Saturday, May 14, 2005

Tiger update and a lesson learned, again

Earlier this year, I made a post about losing all my iTunes bookmarks. That sucked so bad, I immediately got a .mac account to back up all my important data.

Except I fucked up. I didn't back up all my important data.

I upgraded to Tiger a couple of weeks ago. Did a clean install. In other words, I erased my hard drive and started from scratch. Then I tried to do a restore off my iDisc .mac account. Everything seemed in order. All my work was intact; all my bookmarks and yes, all my iTunes folders.

It appears that I forgot to check the box for backing-up my mailboxes. I (twinge of pain) lost all my e-mail for the the last three years. A lot of important stuff was in those mailboxes. They're all gone.

That setback fucked me up pretty bad, which explains the lack of posts of late. Plus, I'm going headlong into production for the next few weeks. I may try to post for L.A., but more likely, I'll veg out in my hotel room at night.

Monday, May 02, 2005

The Democrat's plan

The Dem platform on Social Security has always been solvency and not dismantling. Until we get a majority in office, there's not a lot to talk about. Introducing legislation that has zero chance of passing through a republican-controlled Congress and House is stupid. It will only give the right-wing time ot build their bullshit arguments and wall of lies.

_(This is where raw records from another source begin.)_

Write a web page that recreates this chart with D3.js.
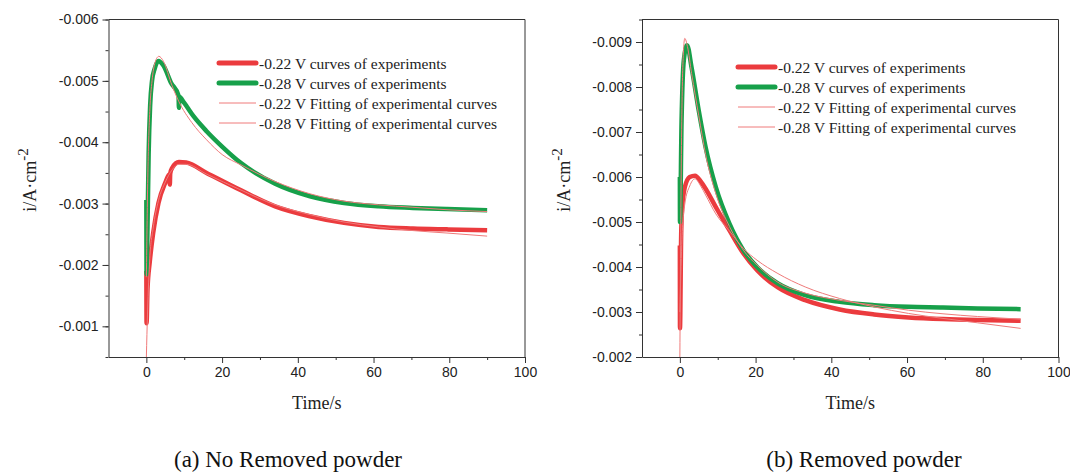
<!DOCTYPE html>
<html>
<head>
<meta charset="utf-8">
<script src="https://cdn.jsdelivr.net/npm/d3@7"></script>
<style>
  body { margin: 0; background: #fff; }
  svg { display: block; }
</style>
</head>
<body>
<div id="chart"></div>
<script>
// time (s), current density (A/cm2)
// (a) No Removed powder
const aExp022 = [[0,-0.0019],[0.05,-0.00105],[0.3,-0.0016],[0.9,-0.00205],[1.8,-0.00252],[3.2,-0.00301],[5,-0.00334],[6.1,-0.00348],[6.2,-0.00331],[6.3,-0.00349],[6.8,-0.00358],[8.6,-0.003678],[10.5,-0.00367],[15.9,-0.0035],[25,-0.003216],[34,-0.002956],[43.2,-0.002794],[52.2,-0.002686],[61.3,-0.00262],[70.4,-0.002594],[79.4,-0.00258],[90,-0.002566]];
const aExp028 = [[0,-0.00306],[0.05,-0.00185],[0.3,-0.0026],[0.6,-0.0038],[1.0,-0.0046],[1.5,-0.005],[2.2,-0.0052],[3.2,-0.005325],[4.5,-0.00525],[6.5,-0.00497],[8.5,-0.00476],[8.6,-0.00456],[8.7,-0.00474],[10,-0.00464],[12.5,-0.00442],[15.9,-0.00418],[20,-0.00393],[25,-0.00366],[34,-0.003325],[43.2,-0.00312],[52.2,-0.00301],[61.3,-0.002956],[70.4,-0.00293],[79.4,-0.00291],[90,-0.00289]];
const aFit022 = [[0,-0.0005],[0.3,-0.0012],[0.9,-0.0021],[1.8,-0.0026],[3.2,-0.00305],[5,-0.00335],[6.8,-0.00355],[8.6,-0.00364],[10.5,-0.00364],[15.9,-0.00348],[25,-0.00322],[34,-0.00298],[43.2,-0.00282],[52.2,-0.0027],[61.3,-0.00262],[70.4,-0.00256],[79.4,-0.00252],[90,-0.00247]];
const aFit028 = [[0,-0.0018],[0.4,-0.0035],[0.9,-0.0045],[1.5,-0.005],[2.3,-0.0053],[3.3,-0.0054],[4.5,-0.00532],[6.8,-0.00492],[8.6,-0.00466],[12,-0.00432],[15.9,-0.00404],[20,-0.0038],[25,-0.00363],[34,-0.00336],[43.2,-0.00316],[52.2,-0.00304],[61.3,-0.00298],[70.4,-0.00294],[79.4,-0.0029],[90,-0.00287]];

// (b) Removed powder
const bExp022 = [[0,-0.00448],[0.03,-0.00264],[0.35,-0.00474],[0.6,-0.0053],[1.3,-0.00577],[2.6,-0.006],[4,-0.00603],[5.5,-0.0059],[6.8,-0.00574],[9.5,-0.00533],[13.1,-0.004813],[16.8,-0.0043],[20.4,-0.003927],[25.9,-0.003545],[33.1,-0.003263],[42.2,-0.003057],[51.3,-0.002946],[60.4,-0.00288],[69.5,-0.002842],[78.6,-0.00282],[90,-0.002804]];
const bExp028 = [[0,-0.006],[0.03,-0.005],[0.45,-0.00725],[1.05,-0.0086],[1.9,-0.00893],[3.1,-0.00843],[5,-0.00747],[6.8,-0.00666],[9.5,-0.005773],[13.1,-0.004962],[16.8,-0.00437],[20.4,-0.004],[25.9,-0.003633],[33.1,-0.003374],[42.2,-0.003225],[51.3,-0.003152],[60.4,-0.003114],[69.5,-0.0031],[78.6,-0.003079],[90,-0.003063]];
const bFit022 = [[0,-0.003],[0.5,-0.0045],[1.3,-0.0054],[2.6,-0.0058],[4,-0.00596],[5.5,-0.0058],[6.8,-0.0056],[9.5,-0.00518],[13.1,-0.0048],[16.8,-0.00441],[20.4,-0.00415],[25.9,-0.003854],[33.1,-0.003557],[42.2,-0.0033],[51.3,-0.003114],[60.4,-0.002968],[69.5,-0.002857],[78.6,-0.00276],[90,-0.002636]];
const bFit028 = [[0,-0.002],[0.4,-0.0065],[0.8,-0.0085],[1.3,-0.00908],[2.0,-0.0089],[3.1,-0.0083],[5,-0.00736],[6.8,-0.0065],[9.5,-0.00563],[13.1,-0.0049],[16.8,-0.00437],[20.4,-0.00404],[25.9,-0.00366],[33.1,-0.00342],[42.2,-0.00326],[51.3,-0.00315],[60.4,-0.00304],[69.5,-0.00296],[78.6,-0.0029],[90,-0.00284]];

const xTicks = [0, 20, 40, 60, 80, 100];
const xMinor = [10, 30, 50, 70, 90];
const aYTicks = [-0.006, -0.005, -0.004, -0.003, -0.002, -0.001];
const bYTicks = [-0.009, -0.008, -0.007, -0.006, -0.005, -0.004, -0.003, -0.002];
const legendLabels = [
  "-0.22 V curves of experiments",
  "-0.28 V curves of experiments",
  "-0.22 V Fitting of experimental curves",
  "-0.28 V Fitting of experimental curves"
];
const captions = ["(a) No Removed powder", "(b) Removed powder"];

const RED = "#eb3b3e", GREEN = "#17a04a", FIT = "#ef7a7a";
const serif = "'Liberation Serif', 'Times New Roman', serif";
const sans = "'Liberation Sans', Arial, sans-serif";

const svg = d3.select("#chart").append("svg")
  .attr("width", 1070).attr("height", 473);

function panel(opts) {
  const x = d3.scaleLinear().domain([-10, 100]).range([opts.left, opts.left + 416.5]);
  const y = d3.scaleLinear().domain(opts.yDomain).range([357, 19.5]);
  const g = svg.append("g");

  // minor ticks
  const minorY = [];
  for (let v = opts.yDomain[0]; v >= opts.yDomain[1] - 1e-9; v -= 0.0005) minorY.push(+v.toFixed(4));

  g.append("g").attr("transform", `translate(0,357)`)
    .call(d3.axisBottom(x).tickValues(xMinor).tickSize(3).tickFormat(""))
    .call(a => a.select(".domain").remove());
  g.append("g").attr("transform", `translate(${x(-10)},0)`)
    .call(d3.axisLeft(y).tickValues(minorY).tickSize(3).tickFormat(""))
    .call(a => a.select(".domain").remove());

  const xa = g.append("g").attr("transform", `translate(0,357)`)
    .call(d3.axisBottom(x).tickValues(xTicks).tickSize(6).tickSizeOuter(0).tickPadding(4));
  const ya = g.append("g").attr("transform", `translate(${x(-10)},0)`)
    .call(d3.axisLeft(y).tickValues(opts.yTicks).tickSize(6).tickSizeOuter(0).tickPadding(4)
      .tickFormat(d => d.toFixed(3)));
  [xa, ya].forEach(a => {
    a.selectAll("text").attr("font-family", sans).attr("font-size", 14).attr("fill", "#222");
  });
  g.selectAll(".domain, .tick line").attr("stroke", "#333");

  // top and right frame
  g.append("path")
    .attr("d", `M${x(-10)},${y(opts.yDomain[1])}H${x(100)}V${y(opts.yDomain[0])}`)
    .attr("fill", "none").attr("stroke", "#333");

  const line = d3.line().x(d => x(d[0])).y(d => y(d[1])).curve(d3.curveMonotoneX);
  const clip = "clip" + opts.id;
  svg.append("clipPath").attr("id", clip).append("rect")
    .attr("x", x(-10)).attr("y", 19.5).attr("width", x(100) - x(-10)).attr("height", 337.5);

  const plot = g.append("g").attr("clip-path", `url(#${clip})`);
  plot.append("path").datum(opts.exp022).attr("d", line)
    .attr("fill", "none").attr("stroke", RED).attr("stroke-width", 4.5).attr("stroke-linejoin", "round");
  plot.append("path").datum(opts.exp028).attr("d", line)
    .attr("fill", "none").attr("stroke", GREEN).attr("stroke-width", 4.5).attr("stroke-linejoin", "round");
  plot.append("path").datum(opts.fit022).attr("d", line)
    .attr("fill", "none").attr("stroke", FIT).attr("stroke-width", 1);
  plot.append("path").datum(opts.fit028).attr("d", line)
    .attr("fill", "none").attr("stroke", FIT).attr("stroke-width", 1);

  // legend
  const lg = g.append("g").attr("transform", `translate(${opts.legX},${opts.legY})`);
  legendLabels.forEach((t, i) => {
    const row = lg.append("g").attr("transform", `translate(0,${i * 20})`);
    row.append("line").attr("x1", 0).attr("x2", 37).attr("y1", 0).attr("y2", 0)
      .attr("stroke", i === 0 ? RED : i === 1 ? GREEN : FIT)
      .attr("stroke-width", i < 2 ? 5 : 1).attr("stroke-linecap", i < 2 ? "round" : "butt");
    row.append("text").attr("x", 40).attr("y", 5.5)
      .attr("font-family", serif).attr("font-size", 15.5).attr("fill", "#222").text(t);
  });

  // axis titles
  g.append("text")
    .attr("x", (x(-10) + x(100)) / 2).attr("y", 409)
    .attr("text-anchor", "middle").attr("font-family", serif).attr("font-size", 18).attr("fill", "#222")
    .text("Time/s");
  const yt = g.append("text")
    .attr("transform", `translate(${opts.ytX},${180}) rotate(-90)`)
    .attr("text-anchor", "middle").attr("font-family", serif).attr("font-size", 18).attr("fill", "#222");
  yt.append("tspan").text("i/A·cm");
  yt.append("tspan").attr("dy", -8).attr("font-size", 15).text("-2");

  g.append("text")
    .attr("x", opts.capX).attr("y", 467)
    .attr("text-anchor", "middle").attr("font-family", serif).attr("font-size", 23).attr("fill", "#111")
    .text(opts.caption);
}

panel({
  id: "a", left: 108.5, yDomain: [-0.0005, -0.006], yTicks: aYTicks,
  exp022: aExp022, exp028: aExp028, fit022: aFit022, fit028: aFit028,
  legX: 219, legY: 63, ytX: 36, capX: 288, caption: captions[0]
});
panel({
  id: "b", left: 642, yDomain: [-0.002, -0.0095], yTicks: bYTicks,
  exp022: bExp022, exp028: bExp028, fit022: bFit022, fit028: bFit028,
  legX: 738, legY: 67, ytX: 570, capX: 864, caption: captions[1]
});
</script>
</body>
</html>
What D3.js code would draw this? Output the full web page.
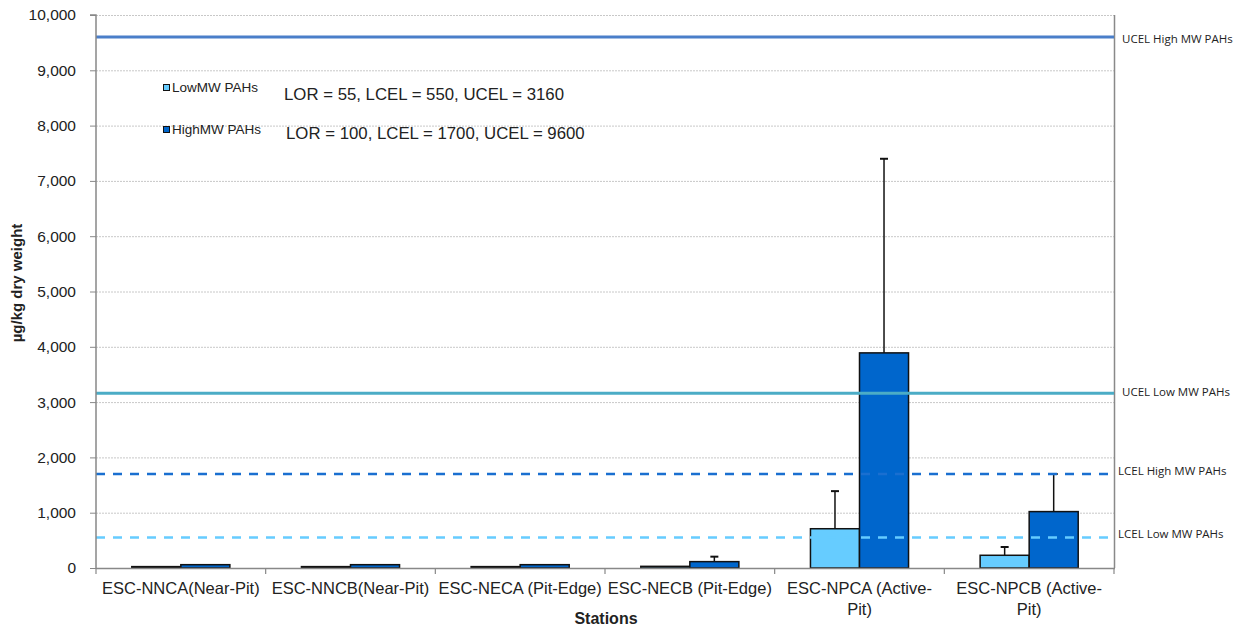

Some of the solutions include raising taxes, or at the very least, returning to pre-Bush tax numbers. Those are not the kind of evening news soundbites that the Left can win hearts and minds with. You know it and I know it.

Make no mistake about it, Bush won on the fear platform. They were supposed to protect us from the terrorists. No surprise then that they've decided not to report that worldwide terror has gone UP (doubled?) under their leadership. They made terror the defining issue of the campaign. No one in the White House is talking about the 11 Americans killed over the weekend. Wonder why.

Now, Bush has made Social Security the most important thing on his agenda. It is the Democrat's job to call him on his bullshit. Some pundits on the Right say the Left needs to present their ideas, but fail to call Bush to the floor to do the same. His entire privatization roadtrip has been personal accounts-this and personal accounts-that wih no concrete proposal in place. The only detail he gave out last week is that anyone making over $20,000 is going to get their benefits cut.

Doesn't sound like such a great plan to me.